Though at the time of her marriage Kick had acquiesced totally to the duke in his wishes about the religious training of his future grandchildren, she was aware that he persisted in seeing her as, in her phrase, “a sort of evil influence” who had somehow insinuated herself into his family. Indeed, shortly before the Bakewell Fair he had been heard to expound on what one listener, the diarist James Lees-Milne, described as his “ferociously anti-Catholic” views at a dinner party at the Dorchester, presided over by Emerald Cunard: “I am a black Protestant and I am proud of it.… Papists owe a divided allegiance. They put God before their country.” In the course of the dinner party, Duke Eddy had spoken of an ancestor of his who had been cut off by his family because he had so much as stayed at Hatfield House, a Tory High Church household whose religious practices were, in the view of the Cavendishes, dangerously akin to those of Catholicism.

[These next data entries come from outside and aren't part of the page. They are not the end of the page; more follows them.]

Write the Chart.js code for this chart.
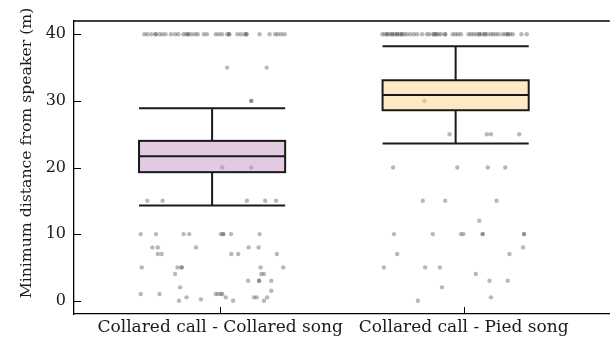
<!DOCTYPE html>
<html>
<head>
<meta charset="utf-8">
<script src="https://cdn.jsdelivr.net/npm/chart.js@4/dist/chart.umd.min.js"></script>
<style>
  html, body { margin: 0; padding: 0; background: #ffffff; }
  #wrap { width: 612px; height: 341px; position: relative; }
</style>
</head>
<body>
<div id="wrap"><canvas id="chart"></canvas></div>
<script>
// Playback treatments (category axis labels)
const categories = ['Collared call - Collared song', 'Collared call - Pied song'];

// Box-plot summaries per treatment (m)
const whiskerLow  = [14.3, 23.6];
const boxQ1       = [19.3, 28.6];
const boxMedian   = [21.7, 30.9];
const boxQ3       = [24.0, 33.1];
const whiskerHigh = [28.9, 38.2];

// Y-axis tick values
const yTickValues = [0, 10, 20, 30, 40];

// Individual observations: horizontal jitter (fraction of category width) and distance (m)
const collaredSongJitter = [
  -0.311, -0.299, -0.283, -0.265, -0.265, -0.249, -0.237, -0.224, -0.202, -0.185,
  -0.172, -0.151, -0.140, -0.131, -0.131, -0.117, -0.103, -0.092, -0.067, -0.054,
  -0.018, -0.005, 0.008, 0.029, 0.037, 0.037, 0.071, 0.085, 0.101, 0.108,
  0.108, 0.162, 0.203, 0.226, 0.237, 0.251, 0.265,
  0.029, 0.191,
  0.128, 0.128,
  0.009, 0.128,
  -0.299, -0.236, 0.110, 0.185, 0.230,
  -0.326, -0.263, -0.150, -0.127, 0.003, 0.013, 0.013, 0.045, 0.162,
  -0.278, -0.256, -0.099, 0.117, 0.158,
  -0.256, -0.240, 0.046, 0.074, 0.233,
  -0.322, -0.175, -0.158, -0.158, 0.166, 0.259,
  -0.185, 0.169, 0.180,
  0.115, 0.160, 0.160, 0.210,
  -0.164, 0.210,
  -0.326, -0.249, -0.018, -0.008, 0.003, 0.009,
  -0.138, 0.023, 0.139, 0.150, 0.193,
  -0.079,
  -0.169, 0.053, 0.180
];
const collaredSongDist = [
  40, 40, 40, 40, 40, 40, 40, 40, 40, 40,
  40, 40, 40, 40, 40, 40, 40, 40, 40, 40,
  40, 40, 40, 40, 40, 40, 40, 40, 40, 40,
  40, 40, 40, 40, 40, 40, 40,
  35, 35,
  30, 30,
  20, 20,
  15, 15, 15, 15, 15,
  10, 10, 10, 10, 10, 10, 10, 10, 10,
  8, 8, 8, 8, 8,
  7, 7, 7, 7, 7,
  5, 5, 5, 5, 5, 5,
  4, 4, 4,
  3, 3, 3, 3,
  2, 1.5,
  1, 1, 1, 1, 1, 1,
  0.5, 0.5, 0.5, 0.5, 0.5,
  0.2,
  0, 0, 0
];

const piedSongJitter = [
  -0.334, -0.324, -0.314, -0.314, -0.303, -0.293, -0.293, -0.283, -0.273, -0.273,
  -0.263, -0.254, -0.254, -0.243, -0.232, -0.218, -0.204, -0.191, -0.171, -0.151,
  -0.140, -0.123, -0.123, -0.113, -0.113, -0.102, -0.093, -0.076, -0.076, -0.045,
  -0.034, -0.023, -0.011, 0.020, 0.030, 0.041, 0.052, 0.064, 0.064, 0.075,
  0.087, 0.087, 0.098, 0.112, 0.121, 0.132, 0.143, 0.160, 0.171, 0.181,
  0.181, 0.191, 0.202, 0.237, 0.259,
  -0.161,
  -0.058, 0.095, 0.112, 0.228,
  -0.290, -0.026, 0.099, 0.171,
  -0.168, -0.076, 0.135,
  0.064,
  -0.286, -0.127, -0.011, -0.001, 0.078, 0.078, 0.248, 0.248,
  0.244,
  -0.273, 0.188,
  -0.328, -0.158, -0.098,
  0.050,
  0.106, 0.181,
  -0.089,
  0.112,
  -0.188
];
const piedSongDist = [
  40, 40, 40, 40, 40, 40, 40, 40, 40, 40,
  40, 40, 40, 40, 40, 40, 40, 40, 40, 40,
  40, 40, 40, 40, 40, 40, 40, 40, 40, 40,
  40, 40, 40, 40, 40, 40, 40, 40, 40, 40,
  40, 40, 40, 40, 40, 40, 40, 40, 40, 40,
  40, 40, 40, 40, 40,
  30,
  25, 25, 25, 25,
  20, 20, 20, 20,
  15, 15, 15,
  12,
  10, 10, 10, 10, 10, 10, 10, 10,
  8,
  7, 7,
  5, 5, 5,
  4,
  3, 3,
  2,
  0.5,
  0
];

const FONT_FAMILY = '"DejaVu Serif", "Liberation Serif", serif';
const INK = '#1a1a1a';
const boxFills = ['rgba(200, 150, 200, 0.5)', 'rgba(252, 214, 140, 0.5)'];
const BOX_HALF = 0.3;      // half-width of each box, in category units
const BOX_SHIFT = -0.033;  // boxes sit slightly left of the category tick

function toPoints(center, jitter, dist) {
  return dist.map((d, i) => ({ x: center + jitter[i], y: d }));
}

// Boxes, whiskers, inward tick marks, top frame line and the rotated y-axis title
const boxPlotPlugin = {
  id: 'boxPlot',
  afterDatasetsDraw(chart) {
    const { ctx, chartArea, scales: { x, y } } = chart;
    ctx.save();
    categories.forEach((cat, i) => {
      const c = i + 1 + BOX_SHIFT;
      const xl = x.getPixelForValue(c - BOX_HALF);
      const xr = x.getPixelForValue(c + BOX_HALF);
      const xc = x.getPixelForValue(c);
      const yq1 = y.getPixelForValue(boxQ1[i]);
      const yq3 = y.getPixelForValue(boxQ3[i]);
      const ymed = y.getPixelForValue(boxMedian[i]);
      const ylo = y.getPixelForValue(whiskerLow[i]);
      const yhi = y.getPixelForValue(whiskerHigh[i]);

      ctx.lineWidth = 2;
      ctx.strokeStyle = INK;
      ctx.lineCap = 'butt';
      // whisker stems
      ctx.beginPath();
      ctx.moveTo(xc, yq3); ctx.lineTo(xc, yhi);
      ctx.moveTo(xc, yq1); ctx.lineTo(xc, ylo);
      // whisker caps
      ctx.moveTo(xl, yhi); ctx.lineTo(xr, yhi);
      ctx.moveTo(xl, ylo); ctx.lineTo(xr, ylo);
      ctx.stroke();

      // box
      ctx.fillStyle = boxFills[i];
      ctx.fillRect(xl, yq3, xr - xl, yq1 - yq3);
      ctx.strokeRect(xl, yq3, xr - xl, yq1 - yq3);
      // median
      ctx.beginPath();
      ctx.moveTo(xl, ymed); ctx.lineTo(xr, ymed);
      ctx.stroke();
    });

    // top frame line
    ctx.lineWidth = 1.3;
    ctx.strokeStyle = '#000';
    ctx.beginPath();
    ctx.moveTo(chartArea.left, chartArea.top);
    ctx.lineTo(chartArea.right, chartArea.top);
    ctx.stroke();

    // inward tick marks
    ctx.lineWidth = 1;
    ctx.beginPath();
    yTickValues.forEach(v => {
      const py = Math.round(y.getPixelForValue(v)) + 0.5;
      ctx.moveTo(chartArea.left, py);
      ctx.lineTo(chartArea.left + 7, py);
    });
    categories.forEach((cat, i) => {
      const px = Math.round(x.getPixelForValue(i + 1)) + 0.5;
      ctx.moveTo(px, chartArea.bottom);
      ctx.lineTo(px, chartArea.bottom - 7);
    });
    ctx.stroke();

    // y-axis title
    ctx.fillStyle = '#1a1a1a';
    ctx.font = '15.7px ' + FONT_FAMILY;
    ctx.textAlign = 'center';
    ctx.textBaseline = 'middle';
    ctx.translate(27, 153);
    ctx.rotate(-Math.PI / 2);
    ctx.fillText('Minimum distance from speaker (m)', 0, 0);
    ctx.restore();
  }
};

const pointStyle = {
  pointRadius: 2.2,
  pointHoverRadius: 2.2,
  pointBorderWidth: 0,
  pointBackgroundColor: 'rgba(85, 85, 85, 0.42)',
  pointBorderColor: 'rgba(0,0,0,0)'
};

new Chart(document.getElementById('chart'), {
  type: 'scatter',
  data: {
    datasets: [
      Object.assign({ label: categories[0], data: toPoints(1, collaredSongJitter, collaredSongDist) }, pointStyle),
      Object.assign({ label: categories[1], data: toPoints(2, piedSongJitter, piedSongDist) }, pointStyle)
    ]
  },
  options: {
    responsive: true,
    maintainAspectRatio: false,
    animation: false,
    layout: { padding: { top: 21, right: 0, bottom: 0, left: 0 } },
    plugins: {
      legend: { display: false },
      tooltip: { enabled: false }
    },
    scales: {
      x: {
        type: 'linear',
        min: 0.4,
        max: 2.6,
        afterBuildTicks: (scale) => { scale.ticks = categories.map((c, i) => ({ value: i + 1 })); },
        afterFit: (scale) => { scale.height = 27; },
        ticks: {
          callback: (v) => categories[v - 1],
          color: '#1a1a1a',
          font: { family: FONT_FAMILY, size: 17 },
          padding: 3,
          maxRotation: 0,
          autoSkip: false
        },
        grid: { display: false, drawTicks: false },
        border: { display: true, color: '#000', width: 1.3 }
      },
      y: {
        type: 'linear',
        min: -2,
        max: 42,
        afterBuildTicks: (scale) => { scale.ticks = yTickValues.map(v => ({ value: v })); },
        afterFit: (scale) => { scale.width = 74; },
        ticks: {
          color: '#1a1a1a',
          font: { family: FONT_FAMILY, size: 16 },
          padding: 8
        },
        grid: { display: false, drawTicks: false },
        border: { display: true, color: '#000', width: 1.3 }
      }
    }
  },
  plugins: [boxPlotPlugin]
});
</script>
</body>
</html>
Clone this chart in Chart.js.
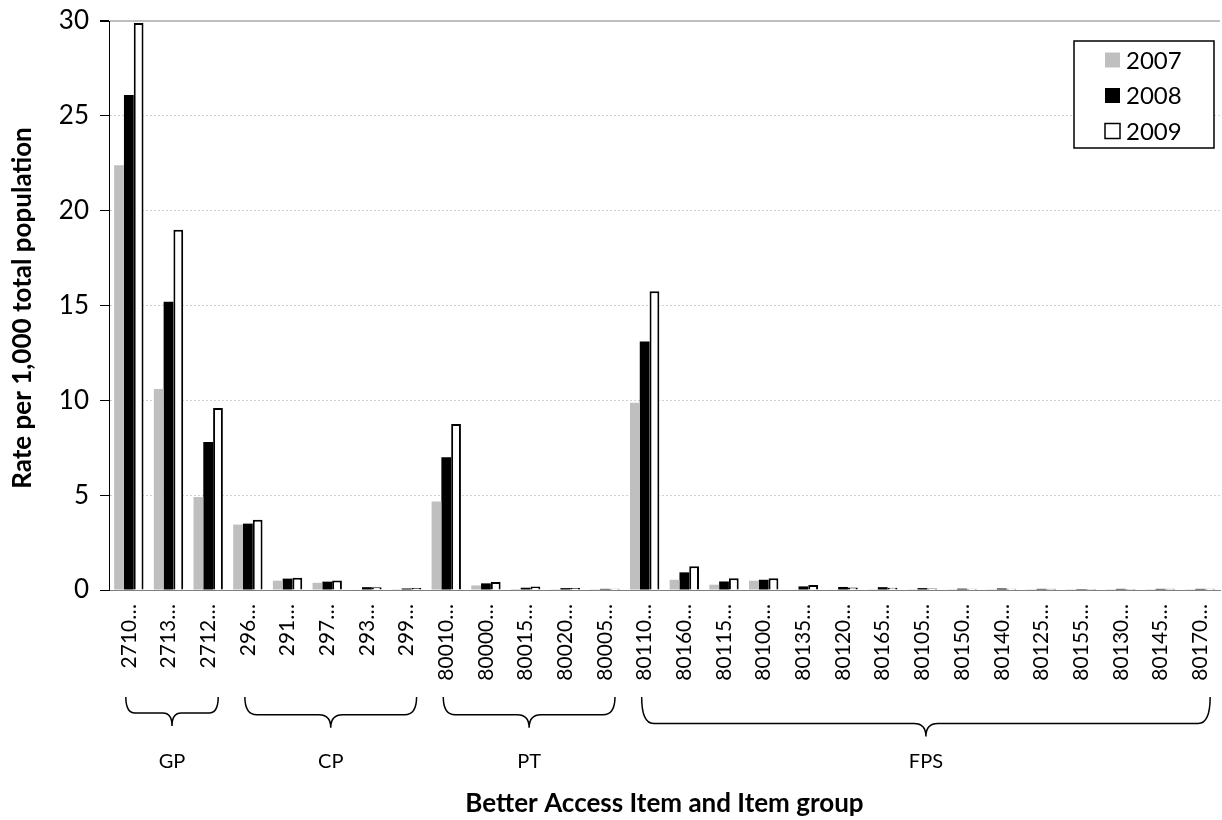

And he had spoken of how, for similar reasons, his own father, Duke Victor, had “looked askance” at Eddy’s marriage to Moucher.

Kick, faced with Eddy Devonshire’s abiding horror of anything to do with Catholics and Catholicism, had vowed early on to try to prove herself to him “over a period of years.” As it turned out, she accomplished that objective a good deal more swiftly. At the Bakewell Fair, Lady Hartington won people over with her charm and vivacity, not to mention the hint of glamour provided by the silk stockings that she had had sent over from the U.S. and that, owing to their great rarity in wartime, riveted the eyes of her audience.